Cosima Wagner Diaries

Worked with the children, began W. Scott’s “Quentin Durward” with Lusch. R. worked on his score despite a bad night, he is plagued by eczema on three fingers.

At noon Herr Hoffmann and wife, R. has at last persuaded him to make a new sketch! Afternoon party, which I attend solely in order to keep contacts open for the children; R., on the other hand, always against it, says he cannot understand life when I am not there, that house and children seem meaningless to him. — 

Fine letter from the King, thanking R.; I remind R. of what an old fortuneteller in Munich once told him—that the King would always be sympathetic to him when the moon is waxing. — We have been having the most beautiful moonlit nights. In the evening our artist of the sgraffito-, the work on it makes me very nervous. — 

Read a nice paper by a local district councilor, according to which the Fichtel Mountains were the cradle of ancient Teutonism, which pleases us.
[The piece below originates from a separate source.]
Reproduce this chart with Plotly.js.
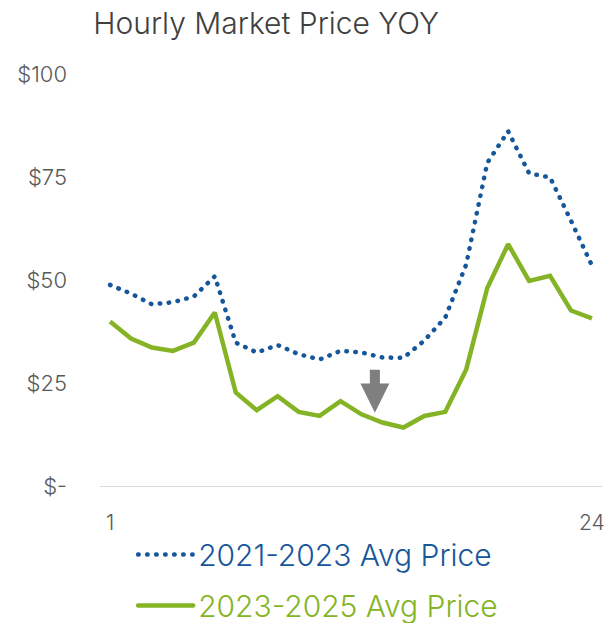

R., coming back to La niña de Gomez Arias, says it is too bad that these Moors, regarded as something to be stamped out like pests, once more provide the only decent characters: religion really existed only among the heathen, he says. — 

R. tries in vain to make our Macedonian understand that the Greeks no longer exist, and that the Russians will one day unite all these Slavs. — 

Regarding his score, R. tells me that during Siegfried’s narration in the forest, the “Forest Murmurs” from Siegfried would only be hinted at in the orchestra, for here it is Siegfried’s fate which must make an impact, and a natural phenomenon must not be allowed to obscure it; there was a difference, he said, between then, when he wanted the rustling of the forest itself to make an impression, and now; and anyway he could never just repeat anything, in such cases he could not even find the right notes for the transcription.